In a few cases, AlphaTensor even beat existing records. Its most surprising discoveries happened in modulo 2 arithmetic, where it found a new algorithm for multiplying 4-by-4 matrices in 47 multiplication steps, an improvement over the 49 steps required for two iterations of Strassen’s algorithm. It also beat the best-known algorithm for 5-by-5 modulo 2 matrices, reducing the number of required multiplications from the previous record of 98 to 96. (But this new record still lags behind the 91 steps that would be required to beat Strassen’s algorithm using 5-by-5 matrices.)

The new high-profile result created a lot of excitement, with some researchers heaping praise on the AI-based improvement on the status quo. But not everyone in the matrix multiplication community was so impressed. “I felt like it was a little overhyped,” said Vassilevska Williams. “It’s another tool. It’s not like, ‘Oh, the computers beat the humans,’ you know?”
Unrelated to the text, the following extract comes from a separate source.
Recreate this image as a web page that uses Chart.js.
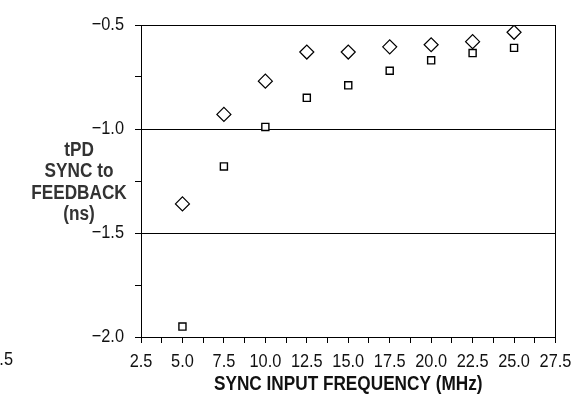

Researchers also emphasized that immediate applications of the record-breaking 4-by-4 algorithm would be limited: Not only is it valid only in modulo 2 arithmetic, but in real life there are important considerations besides speed.

Fawzi agreed that really, this is just the beginning. “There is a lot of room for improvement and research, and that’s a good thing,” he said.

**A Final Twist**

AlphaTensor’s greatest strength relative to well-established computer search methods is also its greatest weakness: It’s not constrained by human intuition about what good algorithms look like, so it can’t explain its choices. That makes it difficult for researchers to learn from its achievements.
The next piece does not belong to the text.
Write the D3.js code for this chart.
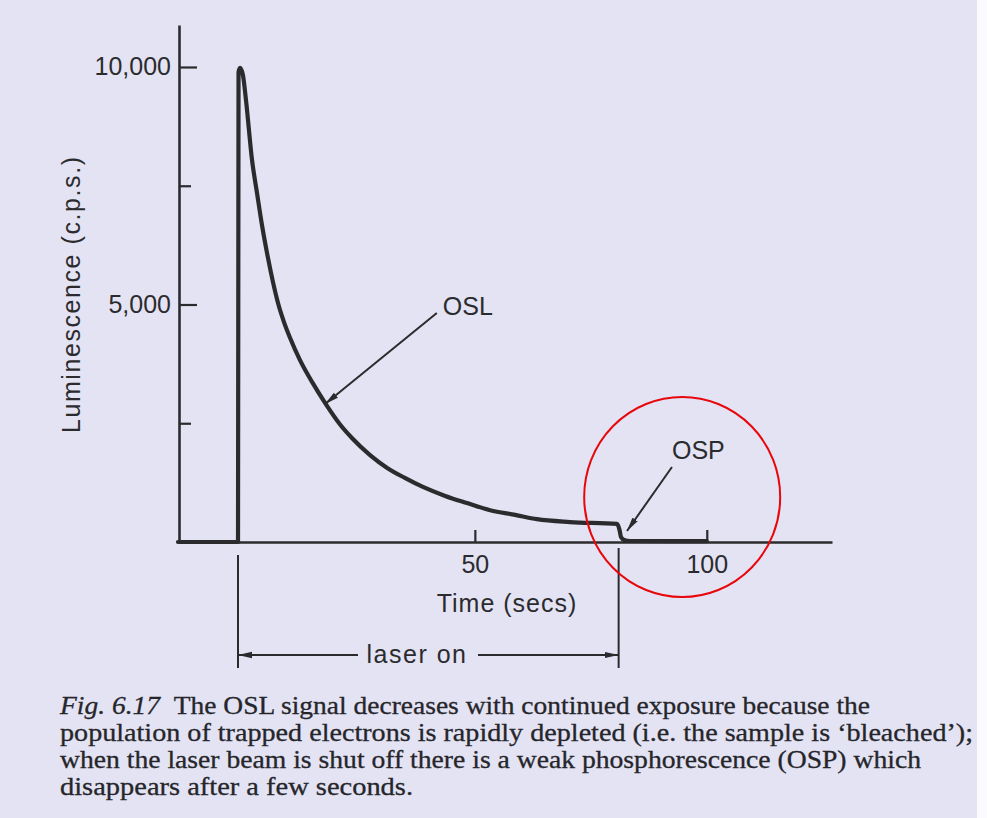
<!DOCTYPE html>
<html>
<head>
<meta charset="utf-8">
<script src="https://cdn.jsdelivr.net/npm/d3@7"></script>
<style>
  html, body { margin: 0; padding: 0; background: #e3e3f4; }
  svg { display: block; }
</style>
</head>
<body>
<svg id="chart" width="987" height="818"></svg>
<script>
// ---------- data ----------
const timeSecs = [-14, -1.06, -0.95, -0.63, 0.0, 0.66, 1.96, 3.03, 4.11, 5.4, 6.48, 7.56, 8.85, 10.15, 12.3, 14.9, 17.7, 20.9, 23.5, 27.4, 31.1, 34.9, 38.8, 43.6, 48.3, 53.3, 58.7, 63.4, 70.5, 80.65, 81.2, 81.5, 82.2, 83.5, 100];
const luminescence = [0, 0, 9890, 9980, 9830, 9300, 8040, 7350, 6670, 5980, 5470, 5030, 4630, 4300, 3830, 3370, 2930, 2480, 2190, 1830, 1560, 1350, 1160, 970, 820, 670, 570, 480, 420, 380, 250, 105, 42, 21, 20];

const xTickValues = [50, 100];
const yTickValues = [2500, 5000, 7500, 10000];
const yLabeledTicks = [5000, 10000];

const laserOn = [-1.06, 81.0];
const laserLabel = "laser on";

const annotationLabels = ["OSL", "OSP"];
const annotationLabelPos = [[43.1, 4968], [92.5, 1937]];
const annotationArrowFrom = [[41.8, 4821], [92.5, 1579]];
const annotationArrowTo = [[17.7, 2905], [82.8, 232]];

const highlightCenter = [94.7, 947];

const xTitle = "Time (secs)";
const yTitle = "Luminescence  (c.p.s.)";

const captionItalic = "Fig. 6.17";
const captionLines = [
  "The OSL signal decreases with continued exposure because the",
  "population of trapped electrons is rapidly depleted (i.e. the sample is \u2018bleached\u2019);",
  "when the laser beam is shut off there is a weak phosphorescence (OSP) which",
  "disappears after a few seconds."
];

// ---------- drawing ----------
const svg = d3.select("#chart");
const ink = "#2b2b2d";
const sans = "'Liberation Sans', Arial, sans-serif";
const serif = "'Liberation Serif', 'Times New Roman', serif";

svg.append("rect").attr("width", 987).attr("height", 818).attr("fill", "#e3e3f4");
svg.append("rect").attr("x", 977).attr("y", 0).attr("width", 10).attr("height", 818).attr("fill", "#fbfbfd");

const x = d3.scaleLinear().domain([-14, 127]).range([178, 832]);
const y = d3.scaleLinear().domain([0, 10884]).range([542, 25]);

const defs = svg.append("defs");
defs.append("marker")
  .attr("id", "ah").attr("viewBox", "0 0 14 8")
  .attr("refX", 14).attr("refY", 4)
  .attr("markerWidth", 14).attr("markerHeight", 8)
  .attr("markerUnits", "userSpaceOnUse")
  .attr("orient", "auto")
  .append("path").attr("d", "M0,0.8 L14,4 L0,7.2 Z").attr("fill", ink);

// x axis
const xAxis = d3.axisBottom(x).tickValues(xTickValues).tickSizeInner(-12).tickSizeOuter(0).tickPadding(13)
  .tickFormat(d3.format("d"));
const gx = svg.append("g").attr("transform", "translate(0,542)").call(xAxis);
gx.select(".domain").attr("stroke", ink).attr("stroke-width", 2.6);
gx.selectAll(".tick line").attr("stroke", ink).attr("stroke-width", 2.2);
gx.selectAll(".tick text").attr("fill", ink).style("font-family", sans).style("font-size", "25px");

// y axis
const yAxis = d3.axisLeft(y).tickValues(yTickValues).tickSizeInner(-18).tickSizeOuter(0).tickPadding(8)
  .tickFormat(d => yLabeledTicks.includes(d) ? d3.format(",")(d) : "");
const gy = svg.append("g").attr("transform", "translate(179,0)").call(yAxis);
gy.select(".domain").attr("stroke", ink).attr("stroke-width", 2.6);
gy.selectAll(".tick line").attr("stroke", ink).attr("stroke-width", 2.2)
  .attr("x2", d => yLabeledTicks.includes(d) ? 18 : 12);
gy.selectAll(".tick text").attr("fill", ink).style("font-family", sans).style("font-size", "25px");

// axis titles
svg.append("text").attr("x", 507).attr("y", 612).attr("text-anchor", "middle")
  .attr("fill", ink).style("font-family", sans).style("font-size", "25px").style("letter-spacing", "1px")
  .text(xTitle);
svg.append("text").attr("transform", "translate(80,295) rotate(-90)").attr("text-anchor", "middle")
  .attr("fill", ink).style("font-family", sans).style("font-size", "25px")
  .attr("textLength", 276).attr("lengthAdjust", "spacing")
  .text(yTitle);

// curve
const pts = timeSecs.map((t, i) => [t, luminescence[i]]);
svg.append("path").datum(pts)
  .attr("d", d3.line().x(d => x(d[0])).y(d => y(d[1])).curve(d3.curveMonotoneX))
  .attr("fill", "none").attr("stroke", ink).attr("stroke-width", 4.2)
  .attr("stroke-linejoin", "round").attr("stroke-linecap", "round");

// annotations
annotationLabels.forEach((lab, i) => {
  svg.append("line")
    .attr("x1", x(annotationArrowFrom[i][0])).attr("y1", y(annotationArrowFrom[i][1]))
    .attr("x2", x(annotationArrowTo[i][0])).attr("y2", y(annotationArrowTo[i][1]))
    .attr("stroke", ink).attr("stroke-width", 2).attr("marker-end", "url(#ah)");
  svg.append("text").attr("x", x(annotationLabelPos[i][0])).attr("y", y(annotationLabelPos[i][1]) + 9)
    .attr("fill", ink).style("font-family", sans).style("font-size", "25px")
    .text(lab);
});

// laser on bracket
const lx0 = x(laserOn[0]), lx1 = x(laserOn[1]);
svg.append("line").attr("x1", lx0).attr("x2", lx0).attr("y1", 555).attr("y2", 668).attr("stroke", ink).attr("stroke-width", 2);
svg.append("line").attr("x1", lx1).attr("x2", lx1).attr("y1", 548).attr("y2", 668).attr("stroke", ink).attr("stroke-width", 2);
svg.append("line").attr("x1", 358).attr("x2", lx0).attr("y1", 655).attr("y2", 655).attr("stroke", ink).attr("stroke-width", 2).attr("marker-end", "url(#ah)");
svg.append("line").attr("x1", 478).attr("x2", lx1).attr("y1", 655).attr("y2", 655).attr("stroke", ink).attr("stroke-width", 2).attr("marker-end", "url(#ah)");
svg.append("text").attr("x", 417).attr("y", 663).attr("text-anchor", "middle")
  .attr("fill", ink).style("font-family", sans).style("font-size", "25px").style("letter-spacing", "1.5px")
  .text(laserLabel);

// red highlight circle
svg.append("ellipse").attr("cx", x(highlightCenter[0])).attr("cy", y(highlightCenter[1]))
  .attr("rx", 98).attr("ry", 100).attr("fill", "none").attr("stroke", "#e8070b").attr("stroke-width", 2);

// caption
const capEnds = [870, 973, 921, 413];
const capG = svg.append("g").attr("fill", "#26262a").style("font-family", serif).style("font-size", "25px")
  .attr("stroke", "#26262a").attr("stroke-width", 0.3);
captionLines.forEach((line, i) => {
  const t = capG.append("text").attr("x", 60).attr("y", 714 + i * 27);
  if (i === 0) {
    t.append("tspan").style("font-style", "italic").text(captionItalic + "\u2002");
    t.append("tspan").text(line);
  } else {
    t.text(line);
  }
  t.attr("textLength", capEnds[i] - 60).attr("lengthAdjust", "spacingAndGlyphs");
});
</script>
</body>
</html>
But this may not be as big a drawback as it seems. A few days after the AlphaTensor result, the mathematician Manuel Kauers and his graduate student Jakob Moosbauer, both of Johannes Kepler University Linz in Austria, reported another step forward.

Jakob Moosbauer

When the DeepMind paper came out, Kauers and Moosbauer were in the process of searching for new multiplication algorithms using a conventional computer-aided search. But unlike most such searches, which start afresh with a new guiding principle, their method works by repeatedly tweaking an existing algorithm in hopes of squeezing more multiplication savings out of it. Taking AlphaTensor’s algorithm for 5-by-5 modulo 2 matrices as a starting point, they were surprised to find that their method reduced the number of multiplication steps from 96 to 95 after just a few seconds of computation.

AlphaTensor also helped them make another improvement indirectly. Previously, Kauers and Moosbauer hadn’t bothered to explore the space of 4-by-4 matrices, believing that it would not be possible to beat two iterations of Strassen’s algorithm. The AlphaTensor result prompted them to reconsider, and after a week of computation time starting from scratch, their method turned up another 47-step algorithm unrelated to the one AlphaTensor had discovered. “If somebody had told us that there is something to discover for 4-by-4, we could have done that earlier,” said Kauers. “But OK, well, that’s how it works.”

Littman expects more such surprises, likening the situation to the first time a runner finished a mile in under four minutes, a feat that had widely been considered impossible. “People were like, ‘Oh, wait, we can do this,’ and now lots of people can do it,” he said.

Looking forward, Fawzi hopes to generalize AlphaTensor to tackle a broader range of mathematical and computational tasks, just as its ancestor AlphaGo eventually branched out into other games.

Kauers sees this as the true litmus test for the application of machine learning to discovering new algorithms. He points out that the quest for fast matrix multiplication algorithms is a combinatorial problem to which computer searches, with or without human assistance, are well suited. But not all mathematical problems are so easy to pin down. If machine learning can discover a qualitatively new algorithmic idea, he said, “this would then be a game changer.”